Возможно, именно эта фраза и удержала меня от утопления. Какими-то пошлыми стали казаться все эти самоубийства на пустом месте, столь популярные в нашей артистической среде. Вся эта «борьба с невидимыми демонами», вся болтовня о «высших планах сознания», об «апокалиптических знаках в семиотике городской архитектуры»… В отличие от этих изнеженных эстетов, я теперь точно знал, каков он – ад для художника.
Оставшись совсем один, я целыми днями бродил по городу в пелене мокрого снега, в доску пьяный и абсолютно трезвый одновременно… А когда замерзал, спускался в метро и сидел там на скамейке, разглядывая прохожих, или ездил от станции к станции.
Как-то раз, проходя по незнакомой улице и думая, куда бы зайти погреться, я увидел вывеску «Оранжерея». Внутри было жарко и сыро; со всех сторон цвели причудливые тропические орхидеи. На фоне заснеженного стекла особенно смотрелись белые, с ярко-красными язычками в центре. От них шёл тонкий, волнующий аромат, возникали мысли о киви и манго, о море и женщине…

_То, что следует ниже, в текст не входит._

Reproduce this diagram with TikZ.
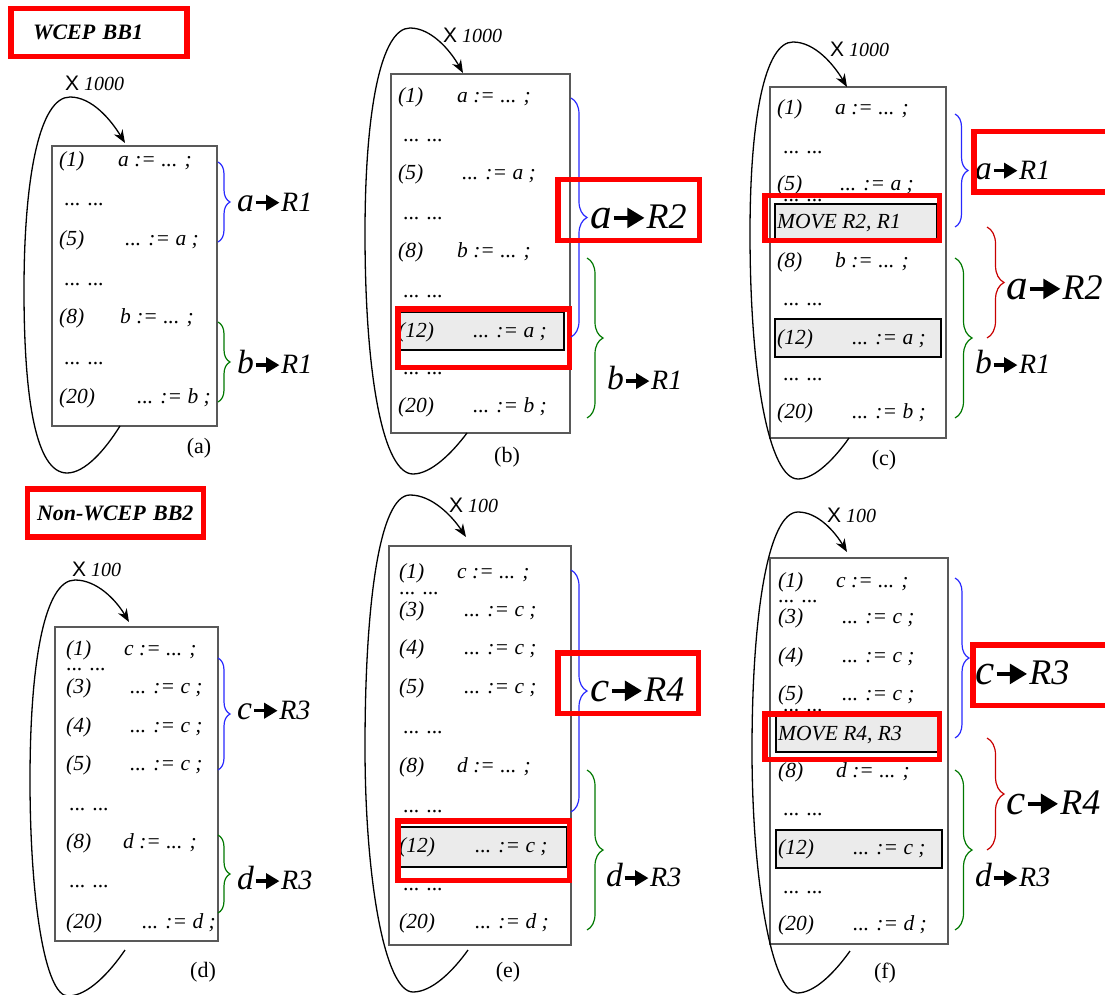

Я снял плащ и сел на скамью. В конце концов, неплохая идея: наглядеться на красоту впрок перед тем, как я ослепну. Я вдруг понял, что все эти дни, бродя по городу, я старался увидеть как можно больше движущихся, сменяющих друг друга объектов. Как будто пытался отвлечь себя от мрачных мыслей этим калейдоскопом, напоминающим мне, что я всё ещё зрячий.
А в оранжерее было тихо и спокойно. Это была удивительная пауза в хаотическом вращении моего мира последних дней. Но вскоре я заметил движение: по одной из дорожек, вьющихся среди зелени, бродила девочка в очках, с большим альбомом. Она останавливалась около каждого цветка, зарисовывала его в альбом, затем приседала перед табличкой и аккуратно переписывала название. Она вовсе не была красивой, но она двигалась, и я невольно засмотрелся на неё, позабыв и о цветах, и о своей беде…

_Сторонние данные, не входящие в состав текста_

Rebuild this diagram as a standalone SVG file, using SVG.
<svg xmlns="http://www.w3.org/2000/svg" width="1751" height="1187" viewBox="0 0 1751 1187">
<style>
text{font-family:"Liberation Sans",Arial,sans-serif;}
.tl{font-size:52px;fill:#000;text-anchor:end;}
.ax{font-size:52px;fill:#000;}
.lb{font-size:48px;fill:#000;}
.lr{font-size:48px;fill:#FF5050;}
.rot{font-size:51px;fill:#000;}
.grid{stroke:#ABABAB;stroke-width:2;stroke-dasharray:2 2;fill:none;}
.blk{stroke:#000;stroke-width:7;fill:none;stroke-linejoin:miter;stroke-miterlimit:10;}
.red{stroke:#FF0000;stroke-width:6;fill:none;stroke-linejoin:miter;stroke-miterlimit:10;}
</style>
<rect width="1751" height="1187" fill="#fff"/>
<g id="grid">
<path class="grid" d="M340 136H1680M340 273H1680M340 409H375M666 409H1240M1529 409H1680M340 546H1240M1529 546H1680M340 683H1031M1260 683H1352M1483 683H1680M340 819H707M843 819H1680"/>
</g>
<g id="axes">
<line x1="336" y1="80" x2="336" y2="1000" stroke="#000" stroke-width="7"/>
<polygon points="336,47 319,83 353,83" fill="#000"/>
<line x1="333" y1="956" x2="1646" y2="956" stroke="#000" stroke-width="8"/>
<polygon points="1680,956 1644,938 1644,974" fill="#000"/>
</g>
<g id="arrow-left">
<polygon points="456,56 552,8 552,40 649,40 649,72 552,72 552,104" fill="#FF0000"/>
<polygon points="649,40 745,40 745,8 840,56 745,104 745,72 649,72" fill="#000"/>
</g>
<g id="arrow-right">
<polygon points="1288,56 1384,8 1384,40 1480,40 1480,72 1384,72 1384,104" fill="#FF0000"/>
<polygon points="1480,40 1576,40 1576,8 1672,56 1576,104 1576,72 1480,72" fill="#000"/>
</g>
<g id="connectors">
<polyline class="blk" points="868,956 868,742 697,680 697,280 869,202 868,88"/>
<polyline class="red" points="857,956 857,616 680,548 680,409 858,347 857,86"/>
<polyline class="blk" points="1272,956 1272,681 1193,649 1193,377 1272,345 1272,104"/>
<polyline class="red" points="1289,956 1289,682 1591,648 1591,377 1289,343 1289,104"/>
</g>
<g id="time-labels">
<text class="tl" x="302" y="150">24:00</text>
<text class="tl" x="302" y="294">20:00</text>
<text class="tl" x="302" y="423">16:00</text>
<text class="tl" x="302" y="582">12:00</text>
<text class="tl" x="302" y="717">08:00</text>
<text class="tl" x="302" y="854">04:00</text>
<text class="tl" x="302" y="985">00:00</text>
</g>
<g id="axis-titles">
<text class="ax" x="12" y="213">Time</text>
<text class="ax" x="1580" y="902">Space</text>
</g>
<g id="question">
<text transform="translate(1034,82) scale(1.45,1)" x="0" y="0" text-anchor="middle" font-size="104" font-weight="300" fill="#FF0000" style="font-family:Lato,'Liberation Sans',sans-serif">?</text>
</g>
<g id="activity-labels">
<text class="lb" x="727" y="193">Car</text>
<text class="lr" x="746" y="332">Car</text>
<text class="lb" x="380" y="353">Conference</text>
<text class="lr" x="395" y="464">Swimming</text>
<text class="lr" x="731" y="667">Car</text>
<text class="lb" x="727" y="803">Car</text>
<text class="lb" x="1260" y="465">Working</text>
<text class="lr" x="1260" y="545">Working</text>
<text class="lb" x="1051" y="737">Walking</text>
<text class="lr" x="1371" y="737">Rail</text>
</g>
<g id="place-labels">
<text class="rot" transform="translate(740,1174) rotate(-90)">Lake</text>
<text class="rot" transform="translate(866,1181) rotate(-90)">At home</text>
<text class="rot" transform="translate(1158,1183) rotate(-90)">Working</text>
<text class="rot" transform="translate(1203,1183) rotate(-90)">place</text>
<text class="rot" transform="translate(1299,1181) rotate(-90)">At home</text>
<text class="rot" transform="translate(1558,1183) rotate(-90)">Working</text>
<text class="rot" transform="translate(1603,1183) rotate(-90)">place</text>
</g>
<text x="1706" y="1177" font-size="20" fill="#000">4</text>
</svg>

Её нужно нарисовать, понял я.
В кармане плаща нашёлся блокнот и обломок угольного карандаша: оказалось, я до сих пор ношу их с собой, по привычке. Я вынул бумагу и уголь. Моя модель как раз присела перед бело-красной орхидеей, которая понравилась мне больше всего. Я набросал профиль девочки, глаза, волосы и воротник, и только собирался нарисовать очки… как вдруг девочка, записавшая название цветка, резко вскочила, очки слетели с её носа и с треском разбились о камень дорожки. Теперь она выглядела точно так, как на моем рисунке – без очков.
Потом носик её сморщился, и я затаил дыхание: сейчас заплачет. Но плакать она и не думала. Наоборот, усмехнулась и сказала то ли орхидее, то ли камню, то ли самой себе:
–Вот и хорошо! Теперь мне не придётся переписывать эти дурацкие названия. Скажу, что у меня разбились очки! Это ведь честно, правда? – спросила она у очков, валявшихся на дорожке. – Можно теперь просто погулять и посмотреть на цветы. Их-то я вижу и без очков, и без названий!

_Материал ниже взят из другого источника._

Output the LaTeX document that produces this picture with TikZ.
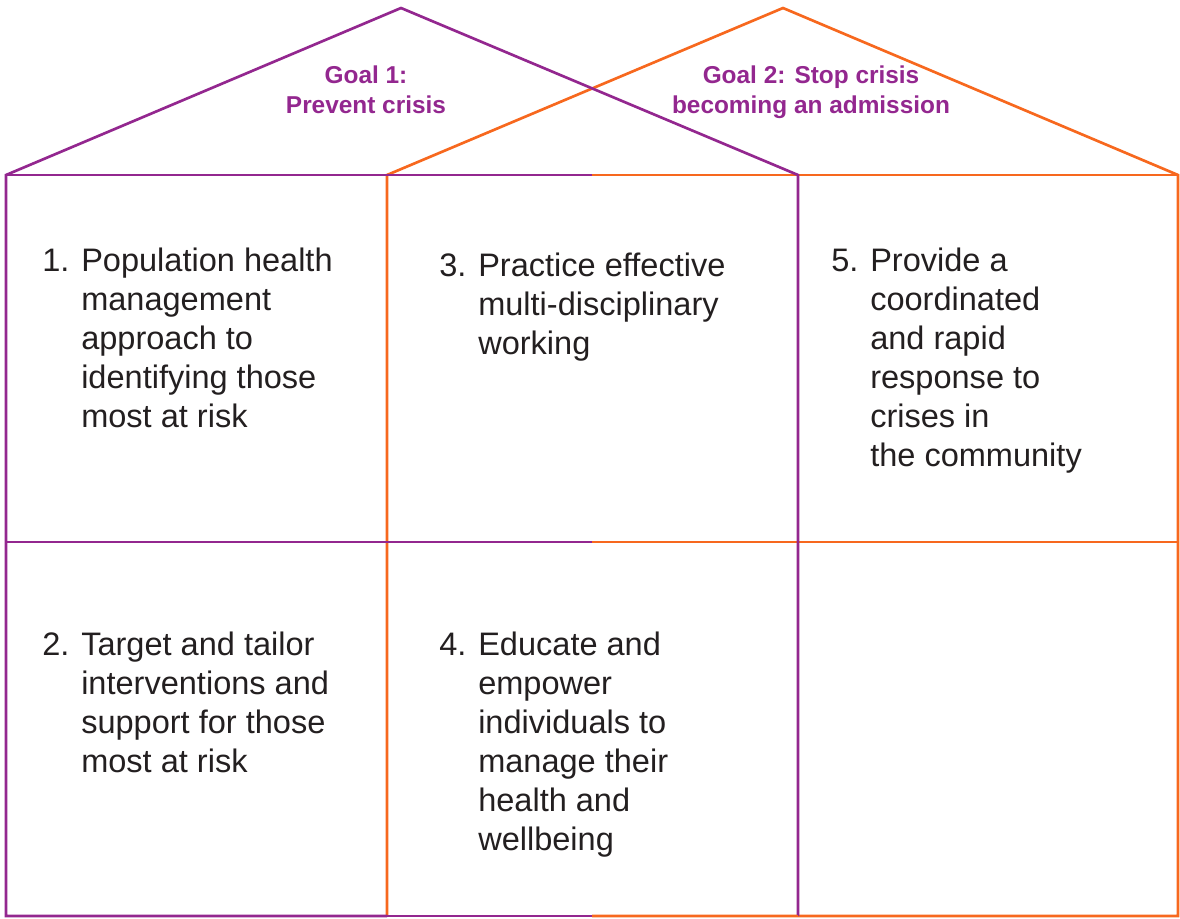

Этот монолог так изумил меня, что я рассмеялся. Она сощурилась в мою сторону и строго спросила:
–А вы что тут делаете?
–Я? Я вот… тебя рисую, – ответил я и показал ей блокнот.
–Это очень правильно, что вы нарисовали меня без очков, – заметила она, подойдя поближе и разглядывая мой набросок. – Они, знаете ли, разбились.
–Держи, – сказал я и протянул ей листок.
Она ещё раз взглянула на портрет:
– Но меня никто не узнает на этой картинке. Я ведь всё время в очках хожу. Так что совсем непонятно, зачем он мне…
Я рассмеялся снова, подумав: вот всемирно известный художник дарит человеку портрет, а человек спокойненько отказывается!